Wealth Declines For Homeowners As Home Equity Dips Below 50%
Not since World War II – when the Federal Reserve began keeping such records – has homeowner equity been lower than 50%. On Thursday, March 6, 2008, USA Today reporter Sandra Block wrote that the Federal Reserve had reported that homeowner equity fell to 47.9% at the end of 2007. In fact, revisions to earlier reports revealed that homeowner equity was below 50% for the last nine months of 2007.
Homeowner equity is the home's market value less the mortgage balance.
While the drop below 50% is partly symbolic, average home equity actually began to decline as the last housing boom peaked in 2005.

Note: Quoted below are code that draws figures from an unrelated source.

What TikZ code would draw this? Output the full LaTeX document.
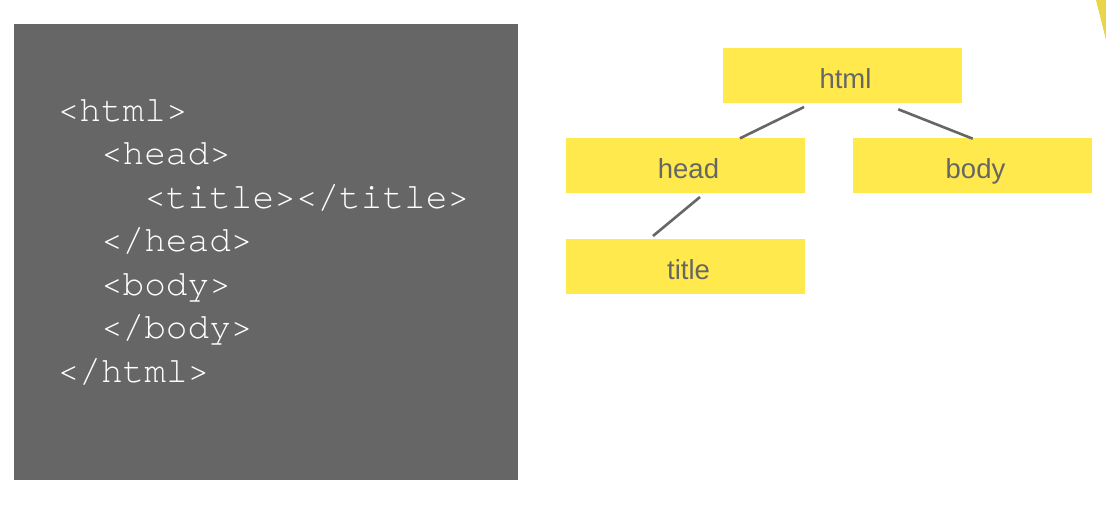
\documentclass[tikz,border=0pt]{standalone}
\usepackage{fontspec}
\setmainfont{Liberation Sans}
\newfontfamily\codefont{texgyrecursor-regular.otf}
\definecolor{panelgray}{HTML}{666666}
\definecolor{boxyellow}{HTML}{FFE94D}
\definecolor{wedgeyellow}{HTML}{E9D54A}
\definecolor{textgray}{HTML}{666666}
\begin{document}
\begin{tikzpicture}[x=1pt,y=-1pt,
  treebox/.style={rectangle, fill=boxyellow, draw=none, minimum width=239pt, minimum height=55pt, inner sep=0pt,
    text height=26.6pt, text depth=0pt, text=textgray, font=\fontsize{27.5}{30}\selectfont,
    execute at begin node={\hspace*{6pt}}},
  codeline/.style={anchor=base west, inner sep=0pt, text=white, font=\codefont\fontsize{36.1}{43}\selectfont},
  link/.style={draw=textgray, line width=2.6pt}]
\useasboundingbox (0,0) rectangle (1106,512);
\fill[white] (0,0) rectangle (1106,512);
% code panel
\fill[panelgray] (14,24) rectangle (518,480);
\node[codeline] (c1) at (57.5,121) {<html>};
\node[codeline] (c2) at (100.8,164.5) {<head>};
\node[codeline] (c3) at (144.1,208) {<title></title>};
\node[codeline] (c4) at (100.8,251.5) {</head>};
\node[codeline] (c5) at (100.8,295) {<body>};
\node[codeline] (c6) at (100.8,338.5) {</body>};
\node[codeline] (c7) at (57.5,382) {</html>};
% tree
\node[treebox] (html) at (842.5,75) {html};
\node[treebox] (head) at (685.5,165.5) {head};
\node[treebox] (body) at (972.5,165.5) {body};
\node[treebox] (title) at (685.5,266.5) {title};
\coordinate (hh1) at (804,107);
\coordinate (hh2) at (740,138.3);
\coordinate (hb1) at (898.3,109.3);
\coordinate (hb2) at (972.7,138.7);
\coordinate (ht1) at (700,197);
\coordinate (ht2) at (653,236);
\draw[link] (hh1) -- (hh2);
\draw[link] (hb1) -- (hb2);
\draw[link] (ht1) -- (ht2);
% corner wedge
\fill[wedgeyellow] (1096,0) -- (1106,0) -- (1106,40) -- cycle;
\end{tikzpicture}
\end{document}
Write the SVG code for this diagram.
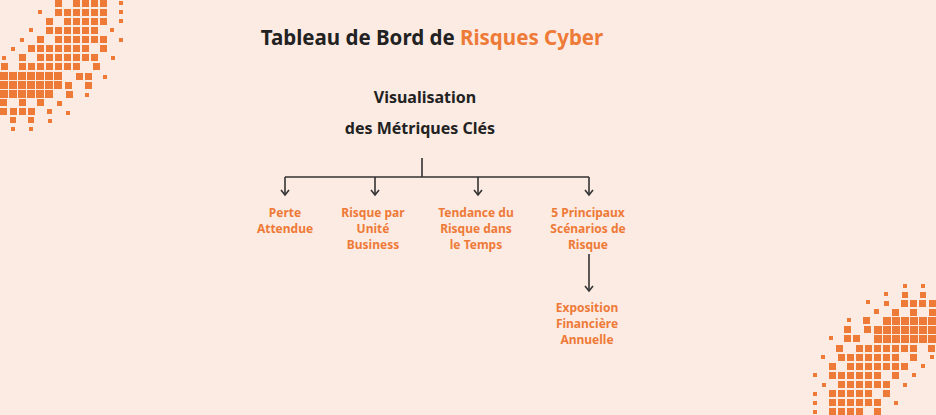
<svg xmlns="http://www.w3.org/2000/svg" width="936" height="415" viewBox="0 0 936 415">
<style>
.t{font-family:"Noto Sans","Liberation Sans",sans-serif;font-weight:700;text-anchor:middle}
.l{font-size:12px;fill:#EE7A38}
.h{font-size:16px;fill:#222}
.c{stroke:#333;stroke-width:1.6;fill:none}
.d rect{fill:#EE7A38}
</style>
<defs>
<marker id="a" viewBox="0 0 10 10" refX="8.5" refY="5" markerWidth="10" markerHeight="10" markerUnits="userSpaceOnUse" orient="auto"><path d="M3.5 1 L8.5 5 L3.5 9" fill="none" stroke="#333" stroke-width="1.6"/></marker>
<g id="pat" class="d">
<rect x="55" y="0" width="7" height="7"/><rect x="73" y="0" width="7" height="7"/><rect x="82" y="0" width="7" height="7"/><rect x="91" y="0" width="7" height="7"/><rect x="100" y="0" width="7" height="7"/><rect x="119" y="1" width="4" height="4"/>
<rect x="38" y="10" width="4" height="4"/><rect x="55" y="9" width="7" height="7"/><rect x="64" y="9" width="7" height="7"/><rect x="73" y="9" width="7" height="7"/><rect x="82" y="9" width="7" height="7"/><rect x="91" y="9" width="7" height="7"/><rect x="100" y="9" width="7" height="7"/><rect x="119" y="10" width="4" height="4"/>
<rect x="46" y="18" width="7" height="7"/><rect x="64" y="18" width="7" height="7"/><rect x="73" y="18" width="7" height="7"/><rect x="82" y="18" width="7" height="7"/><rect x="91" y="18" width="7" height="7"/><rect x="100" y="18" width="7" height="7"/><rect x="119" y="19" width="4" height="4"/>
<rect x="29" y="28" width="4" height="4"/><rect x="46" y="27" width="7" height="7"/><rect x="55" y="27" width="7" height="7"/><rect x="64" y="27" width="7" height="7"/><rect x="73" y="27" width="7" height="7"/><rect x="82" y="27" width="7" height="7"/><rect x="91" y="27" width="7" height="7"/><rect x="110" y="28" width="4" height="4"/>
<rect x="20" y="38" width="4" height="4"/><rect x="37" y="36" width="7" height="7"/><rect x="55" y="36" width="7" height="7"/><rect x="64" y="36" width="7" height="7"/><rect x="73" y="36" width="7" height="7"/><rect x="82" y="36" width="7" height="7"/><rect x="91" y="36" width="7" height="7"/><rect x="100" y="36" width="7" height="7"/><rect x="119" y="38" width="4" height="4"/>
<rect x="11" y="47" width="4" height="4"/><rect x="28" y="45" width="7" height="7"/><rect x="37" y="45" width="7" height="7"/><rect x="46" y="45" width="7" height="7"/><rect x="55" y="45" width="7" height="7"/><rect x="64" y="45" width="7" height="7"/><rect x="73" y="45" width="7" height="7"/><rect x="82" y="45" width="7" height="7"/><rect x="100" y="45" width="7" height="7"/>
<rect x="2" y="56" width="4" height="4"/><rect x="19" y="54" width="7" height="7"/><rect x="37" y="54" width="7" height="7"/><rect x="46" y="54" width="7" height="7"/><rect x="55" y="54" width="7" height="7"/><rect x="64" y="54" width="7" height="7"/><rect x="73" y="54" width="7" height="7"/><rect x="82" y="54" width="7" height="7"/><rect x="91" y="54" width="7" height="7"/><rect x="111" y="56" width="4" height="4"/>
<rect x="1" y="63" width="7" height="7"/><rect x="19" y="63" width="7" height="7"/><rect x="28" y="63" width="7" height="7"/><rect x="37" y="63" width="7" height="7"/><rect x="46" y="63" width="7" height="7"/><rect x="55" y="63" width="7" height="7"/><rect x="64" y="63" width="7" height="7"/><rect x="73" y="63" width="7" height="7"/><rect x="93" y="63" width="7" height="7"/>
<rect x="0" y="72" width="8" height="8"/><rect x="9" y="72" width="8" height="8"/><rect x="18" y="72" width="8" height="8"/><rect x="27" y="72" width="8" height="8"/><rect x="36" y="72" width="8" height="8"/><rect x="45" y="72" width="8" height="8"/><rect x="54" y="72" width="8" height="8"/><rect x="76" y="73" width="7" height="7"/><rect x="85" y="73" width="7" height="7"/><rect x="103" y="75" width="4" height="4"/>
<rect x="0" y="81" width="8" height="8"/><rect x="9" y="81" width="8" height="8"/><rect x="18" y="81" width="8" height="8"/><rect x="27" y="81" width="8" height="8"/><rect x="36" y="81" width="8" height="8"/><rect x="45" y="81" width="8" height="8"/><rect x="54" y="81" width="8" height="8"/><rect x="65" y="82" width="7" height="7"/><rect x="85" y="82" width="7" height="7"/>
<rect x="0" y="90" width="8" height="8"/><rect x="9" y="90" width="8" height="8"/><rect x="18" y="90" width="8" height="8"/><rect x="27" y="90" width="8" height="8"/><rect x="36" y="90" width="8" height="8"/><rect x="45" y="90" width="8" height="8"/><rect x="66" y="91" width="7" height="7"/><rect x="85" y="93" width="4" height="4"/>
<rect x="0" y="99" width="7" height="7"/><rect x="19" y="99" width="7" height="7"/><rect x="37" y="99" width="7" height="7"/><rect x="57" y="101" width="5" height="5"/>
<rect x="0" y="108" width="7" height="7"/><rect x="10" y="108" width="7" height="7"/><rect x="19" y="108" width="7" height="7"/><rect x="28" y="108" width="7" height="7"/><rect x="47" y="109" width="5" height="5"/><rect x="66" y="111" width="4" height="4"/>
<rect x="10" y="117" width="6" height="6"/><rect x="28" y="117" width="6" height="6"/><rect x="48" y="119" width="4" height="4"/>
<rect x="11" y="127" width="4" height="4"/><rect x="29" y="127" width="4" height="4"/>
</g>
</defs>
<rect width="936" height="415" fill="#FCEBE3"/>
<use href="#pat"/>
<use href="#pat" transform="rotate(180 468 207.5)"/>
<g id="title"><text class="t" x="432" y="45" font-size="20.5" fill="#222">Tableau de Bord de <tspan fill="#EE7A38">Risques Cyber</tspan></text></g>
<g id="root"><text class="t h" x="425" y="103">Visualisation</text><text class="t h" x="420" y="134">des Métriques Clés</text></g>
<g id="connectors">
<path class="c" d="M422 158 V177 M285 177 H589"/>
<path class="c" d="M285 177 V195" marker-end="url(#a)"/>
<path class="c" d="M375 177 V195" marker-end="url(#a)"/>
<path class="c" d="M478 177 V195" marker-end="url(#a)"/>
<path class="c" d="M589 177 V195" marker-end="url(#a)"/>
<path class="c" d="M589 254 V291" marker-end="url(#a)"/>
</g>
<g id="n1"><text class="t l" x="285" y="217">Perte</text><text class="t l" x="285" y="233">Attendue</text></g>
<g id="n2"><text class="t l" x="373" y="217">Risque par</text><text class="t l" x="373" y="233">Unité</text><text class="t l" x="373" y="249">Business</text></g>
<g id="n3"><text class="t l" x="476" y="217">Tendance du</text><text class="t l" x="476" y="233">Risque dans</text><text class="t l" x="476" y="249">le Temps</text></g>
<g id="n4"><text class="t l" x="588" y="217">5 Principaux</text><text class="t l" x="588" y="233">Scénarios de</text><text class="t l" x="588" y="249">Risque</text></g>
<g id="n5"><text class="t l" x="587" y="312">Exposition</text><text class="t l" x="587" y="328">Financière</text><text class="t l" x="587" y="344">Annuelle</text></g>
</svg>
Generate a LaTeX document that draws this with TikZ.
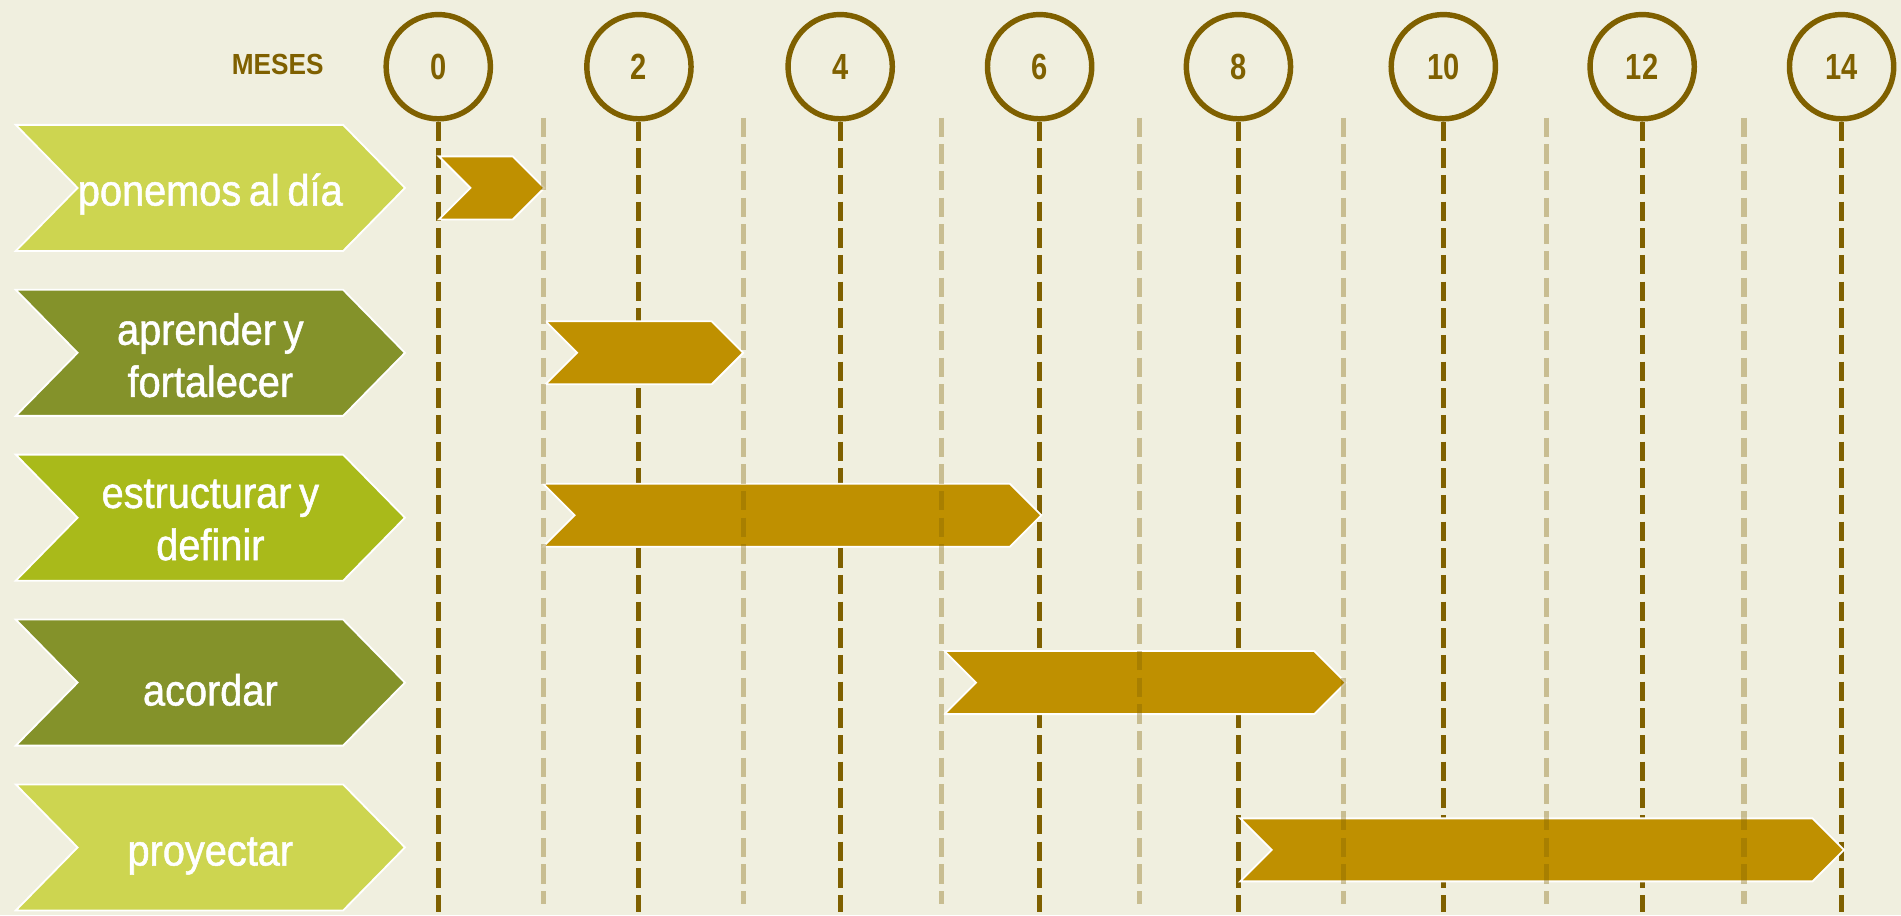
\documentclass[tikz,border=0pt]{standalone}
\usepackage{fontspec}
\setmainfont{Liberation Sans}
\newfontfamily\numfont{Liberation Sans}[FakeStretch=0.8]
\newfontfamily\lblfont{Liberation Sans}[FakeStretch=0.91,FakeBold=1.2,WordSpace=0.7]
\newfontfamily\hdrfont{Liberation Sans}[FakeStretch=0.9]
\definecolor{bgc}{HTML}{F0EFDF}
\definecolor{brn}{HTML}{7F6000}
\definecolor{gold}{HTML}{BF9000}
\definecolor{lime}{HTML}{CDD550}
\definecolor{olive}{HTML}{84922A}
\definecolor{grn}{HTML}{A9BA1A}
\begin{document}
\begin{tikzpicture}[x=1pt,y=-1pt,
  darkline/.style={draw=brn, line width=4.2pt, dash pattern=on 16pt off 6pt},
  lightline/.style={draw=brn, draw opacity=0.35, line width=4.2pt, dash pattern=on 16pt off 6pt},
  month/.style={circle, draw=brn, line width=4.5pt, minimum size=86pt, inner sep=0pt, text=brn, font=\numfont\bfseries\fontsize{30}{30}\selectfont},
  lbltext/.style={text=white, align=center, font=\lblfont\fontsize{36}{43}\selectfont},
  chevbox/.style={draw=white, line width=1.5pt},
  barbox/.style={fill=gold, draw=white, line width=1.5pt}]
\fill[bgc] (0,0) rectangle (1568,755);
\useasboundingbox (0,0) rectangle (1568,755);
% month circles and main dashed lines
\foreach \n/\x in {0/361.5, 2/527, 4/693, 6/857.5, 8/1021.5, 10/1190.5, 12/1354.5, 14/1519} {
  \node[month] (c\n) at (\x,55) {\n};
  \coordinate (e\n) at (\x,752);
  \draw[darkline] (c\n.south) -- (e\n);
}
\node[text=brn, font=\hdrfont\bfseries\fontsize{24}{24}\selectfont] (meses) at (229,53) {MESES};
% phase chevrons
\foreach \yc/\col/\dy/\txt [count=\i] in {155/lime/5/{ponemos al día}, 291/olive/2/{aprender y\\fortalecer}, 427/grn/2/{estructurar y\\definir}, 563/olive/6/{acordar}, 699/lime/7/{proyectar}} {
  \path[chevbox, fill=\col] (13,{\yc-52}) -- (283,{\yc-52}) -- (334,\yc) -- (283,{\yc+52}) -- (13,{\yc+52}) -- (64,\yc) -- cycle;
  \node[lbltext] (t\i) at (173.5,{\yc+\dy}) {\txt};
}
% bars
\foreach \xa/\xb/\yc in {362/449/155, 450/613/291, 448/859/425, 779/1110/563, 1023/1521/701} {
  \path[barbox] (\xa,{\yc-26}) -- ({\xb-26},{\yc-26}) -- (\xb,\yc) -- ({\xb-26},{\yc+26}) -- (\xa,{\yc+26}) -- ({\xa+26},\yc) -- cycle;
}
% half-period dashed lines
\foreach \x in {448.5,613.5,776.5,940,1108,1275.5,1438.5} {
  \draw[lightline] (\x,97) -- (\x,746);
}
\end{tikzpicture}
\end{document}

A home is the single largest asset most Americans own. Home equity therefore accounts for a large portion of personal wealth. Americans struggling to hang onto their homes as mortgage rates adjust upward and property values decline have become quite cautious. Such conditions have broader implications for consumer spending in the USA's sputtering economy that rose by a rate of only 0.6% in the last quarter.
Mark Zandi, chief economist for Moody's Economy.com says, "Consumers are growing more cautious, first, because they are now worth less, and they know it. And secondly, because they can't borrow against their homes as aggressively as they did."
Economy.com estimates that 8.8 million homeowners or 10% of homes will have mortgage balances that equal or exceed the value of the property by the end of March.
This decline in home equity is based on several factors such as the popularity of low and no down payment mortgages and the surge in home equity lines of credit and cash-out refinancings during the housing boom. Many homeowners were left with no cash cushion when prices started to fall.